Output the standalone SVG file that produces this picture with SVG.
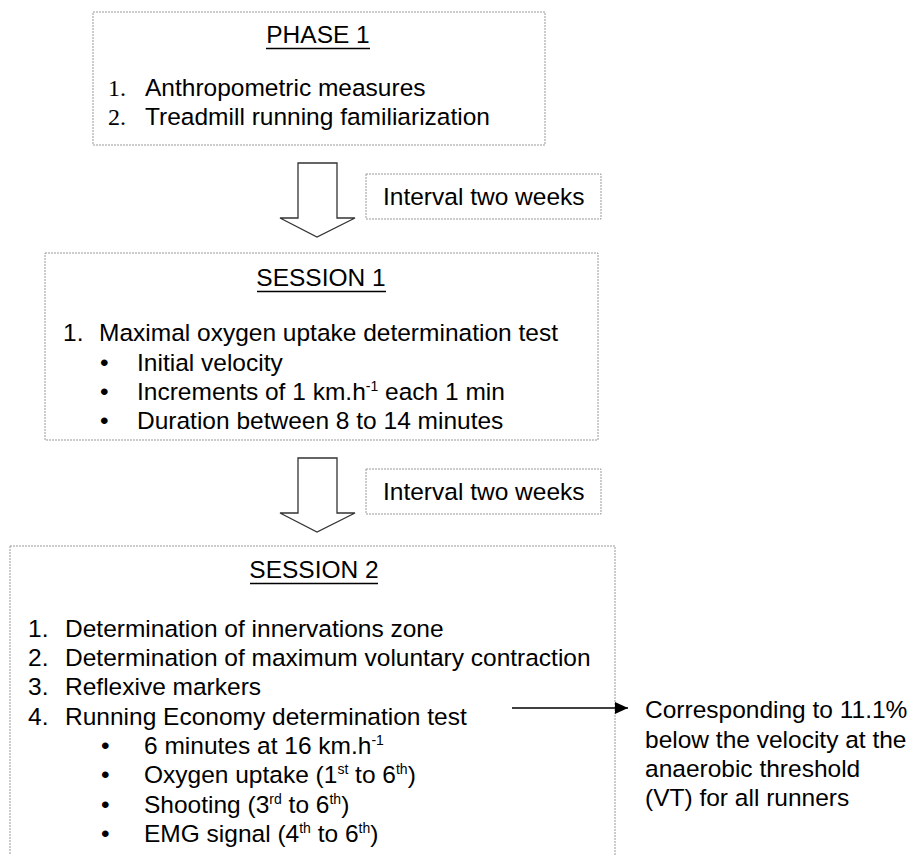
<svg xmlns="http://www.w3.org/2000/svg" width="911" height="855" viewBox="0 0 911 855">
<style>
.box{fill:#fff;stroke:#999;stroke-width:1;stroke-dasharray:2 1}
.t{font-family:"Liberation Sans",Arial,sans-serif;font-size:24.5px;fill:#000}
.n{font-family:"Liberation Serif","Times New Roman",serif;font-size:24px;fill:#000}
.h{text-anchor:middle}
.ul{stroke:#000;stroke-width:1.5}
.big{fill:#fff;stroke:#333;stroke-width:1.3}
.sup{font-size:14px}
</style>
<defs>
<marker id="ah" viewBox="0 0 13 12" refX="13" refY="6" markerWidth="13" markerHeight="12" markerUnits="userSpaceOnUse" orient="auto"><path d="M0,0 L13,6 L0,12 z" fill="#000"/></marker>
</defs>
<rect width="911" height="855" fill="#fff"/>
<g id="phase1">
<rect class="box" x="93" y="12" width="452" height="133"/>
<text class="t h" x="318" y="43">PHASE 1</text>
<line class="ul" x1="266" y1="48.5" x2="370" y2="48.5"/>
<text class="n" x="108" y="96">1.</text><text class="t" x="145" y="96">Anthropometric measures</text>
<text class="n" x="108" y="125">2.</text><text class="t" x="145" y="125">Treadmill running familiarization</text>
</g>
<g id="arrow1">
<path class="big" d="M298,163 H337 V218 H355 L317,237 L280,218 H298 Z"/>
</g>
<g id="interval1">
<rect class="box" x="366" y="174" width="235" height="45"/>
<text class="t" x="383" y="205">Interval two weeks</text>
</g>
<g id="session1">
<rect class="box" x="45" y="253" width="553" height="187"/>
<text class="t h" x="321" y="286">SESSION 1</text>
<line class="ul" x1="257" y1="291.5" x2="386" y2="291.5"/>
<text class="t" x="63" y="341">1.</text><text class="t" x="99" y="341">Maximal oxygen uptake determination test</text>
<text class="t" x="100" y="371">•</text><text class="t" x="137" y="371">Initial velocity</text>
<text class="t" x="100" y="400">•</text><text class="t" x="137" y="400">Increments of 1 km.h<tspan class="sup" dy="-9">-1</tspan><tspan dy="9"> each 1 min</tspan></text>
<text class="t" x="100" y="429">•</text><text class="t" x="137" y="429">Duration between 8 to 14 minutes</text>
</g>
<g id="arrow2">
<path class="big" d="M298,458 H337 V513 H355 L317,532 L280,513 H298 Z"/>
</g>
<g id="interval2">
<rect class="box" x="366" y="469" width="235" height="45"/>
<text class="t" x="383" y="500">Interval two weeks</text>
</g>
<g id="session2">
<rect class="box" x="10" y="546" width="605" height="320"/>
<text class="t h" x="314" y="578">SESSION 2</text>
<line class="ul" x1="250" y1="583.5" x2="378" y2="583.5"/>
<text class="t" x="28" y="637">1.</text><text class="t" x="65" y="637">Determination of innervations zone</text>
<text class="t" x="28" y="666">2.</text><text class="t" x="65" y="666">Determination of maximum voluntary contraction</text>
<text class="t" x="28" y="695">3.</text><text class="t" x="65" y="695">Reflexive markers</text>
<text class="t" x="28" y="725">4.</text><text class="t" x="65" y="725">Running Economy determination test</text>
<text class="t" x="101" y="754">•</text><text class="t" x="144" y="754">6 minutes at 16 km.h<tspan class="sup" dy="-9">-1</tspan></text>
<text class="t" x="101" y="783">•</text><text class="t" x="144" y="783">Oxygen uptake (1<tspan class="sup" dy="-9">st</tspan><tspan dy="9"> to 6</tspan><tspan class="sup" dy="-9">th</tspan><tspan dy="9">)</tspan></text>
<text class="t" x="101" y="813">•</text><text class="t" x="144" y="813">Shooting (3<tspan class="sup" dy="-9">rd</tspan><tspan dy="9"> to 6</tspan><tspan class="sup" dy="-9">th</tspan><tspan dy="9">)</tspan></text>
<text class="t" x="101" y="842">•</text><text class="t" x="144" y="842">EMG signal (4<tspan class="sup" dy="-9">th</tspan><tspan dy="9"> to 6</tspan><tspan class="sup" dy="-9">th</tspan><tspan dy="9">)</tspan></text>
</g>
<g id="note">
<text class="t" x="645" y="718">Corresponding to 11.1%</text>
<text class="t" x="645" y="748">below the velocity at the</text>
<text class="t" x="645" y="777">anaerobic threshold</text>
<text class="t" x="645" y="806">(VT) for all runners</text>
</g>
<g id="connectors">
<line x1="512" y1="708" x2="628" y2="708" stroke="#000" stroke-width="1.3" marker-end="url(#ah)"/>
</g>
</svg>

**STATED GOAL:** All the material shown above is to be copied exactly, with no pictures carried over.

**WRITTEN SOLUTION:**
Output the standalone SVG file that produces this picture with SVG.
<svg xmlns="http://www.w3.org/2000/svg" width="911" height="855" viewBox="0 0 911 855">
<style>
.box{fill:#fff;stroke:#999;stroke-width:1;stroke-dasharray:2 1}
.t{font-family:"Liberation Sans",Arial,sans-serif;font-size:24.5px;fill:#000}
.n{font-family:"Liberation Serif","Times New Roman",serif;font-size:24px;fill:#000}
.h{text-anchor:middle}
.ul{stroke:#000;stroke-width:1.5}
.big{fill:#fff;stroke:#333;stroke-width:1.3}
.sup{font-size:14px}
</style>
<defs>
<marker id="ah" viewBox="0 0 13 12" refX="13" refY="6" markerWidth="13" markerHeight="12" markerUnits="userSpaceOnUse" orient="auto"><path d="M0,0 L13,6 L0,12 z" fill="#000"/></marker>
</defs>
<rect width="911" height="855" fill="#fff"/>
<g id="phase1">
<rect class="box" x="93" y="12" width="452" height="133"/>
<text class="t h" x="318" y="43">PHASE 1</text>
<line class="ul" x1="266" y1="48.5" x2="370" y2="48.5"/>
<text class="n" x="108" y="96">1.</text><text class="t" x="145" y="96">Anthropometric measures</text>
<text class="n" x="108" y="125">2.</text><text class="t" x="145" y="125">Treadmill running familiarization</text>
</g>
<g id="arrow1">
<path class="big" d="M298,163 H337 V218 H355 L317,237 L280,218 H298 Z"/>
</g>
<g id="interval1">
<rect class="box" x="366" y="174" width="235" height="45"/>
<text class="t" x="383" y="205">Interval two weeks</text>
</g>
<g id="session1">
<rect class="box" x="45" y="253" width="553" height="187"/>
<text class="t h" x="321" y="286">SESSION 1</text>
<line class="ul" x1="257" y1="291.5" x2="386" y2="291.5"/>
<text class="t" x="63" y="341">1.</text><text class="t" x="99" y="341">Maximal oxygen uptake determination test</text>
<text class="t" x="100" y="371">•</text><text class="t" x="137" y="371">Initial velocity</text>
<text class="t" x="100" y="400">•</text><text class="t" x="137" y="400">Increments of 1 km.h<tspan class="sup" dy="-9">-1</tspan><tspan dy="9"> each 1 min</tspan></text>
<text class="t" x="100" y="429">•</text><text class="t" x="137" y="429">Duration between 8 to 14 minutes</text>
</g>
<g id="arrow2">
<path class="big" d="M298,458 H337 V513 H355 L317,532 L280,513 H298 Z"/>
</g>
<g id="interval2">
<rect class="box" x="366" y="469" width="235" height="45"/>
<text class="t" x="383" y="500">Interval two weeks</text>
</g>
<g id="session2">
<rect class="box" x="10" y="546" width="605" height="320"/>
<text class="t h" x="314" y="578">SESSION 2</text>
<line class="ul" x1="250" y1="583.5" x2="378" y2="583.5"/>
<text class="t" x="28" y="637">1.</text><text class="t" x="65" y="637">Determination of innervations zone</text>
<text class="t" x="28" y="666">2.</text><text class="t" x="65" y="666">Determination of maximum voluntary contraction</text>
<text class="t" x="28" y="695">3.</text><text class="t" x="65" y="695">Reflexive markers</text>
<text class="t" x="28" y="725">4.</text><text class="t" x="65" y="725">Running Economy determination test</text>
<text class="t" x="101" y="754">•</text><text class="t" x="144" y="754">6 minutes at 16 km.h<tspan class="sup" dy="-9">-1</tspan></text>
<text class="t" x="101" y="783">•</text><text class="t" x="144" y="783">Oxygen uptake (1<tspan class="sup" dy="-9">st</tspan><tspan dy="9"> to 6</tspan><tspan class="sup" dy="-9">th</tspan><tspan dy="9">)</tspan></text>
<text class="t" x="101" y="813">•</text><text class="t" x="144" y="813">Shooting (3<tspan class="sup" dy="-9">rd</tspan><tspan dy="9"> to 6</tspan><tspan class="sup" dy="-9">th</tspan><tspan dy="9">)</tspan></text>
<text class="t" x="101" y="842">•</text><text class="t" x="144" y="842">EMG signal (4<tspan class="sup" dy="-9">th</tspan><tspan dy="9"> to 6</tspan><tspan class="sup" dy="-9">th</tspan><tspan dy="9">)</tspan></text>
</g>
<g id="note">
<text class="t" x="645" y="718">Corresponding to 11.1%</text>
<text class="t" x="645" y="748">below the velocity at the</text>
<text class="t" x="645" y="777">anaerobic threshold</text>
<text class="t" x="645" y="806">(VT) for all runners</text>
</g>
<g id="connectors">
<line x1="512" y1="708" x2="628" y2="708" stroke="#000" stroke-width="1.3" marker-end="url(#ah)"/>
</g>
</svg>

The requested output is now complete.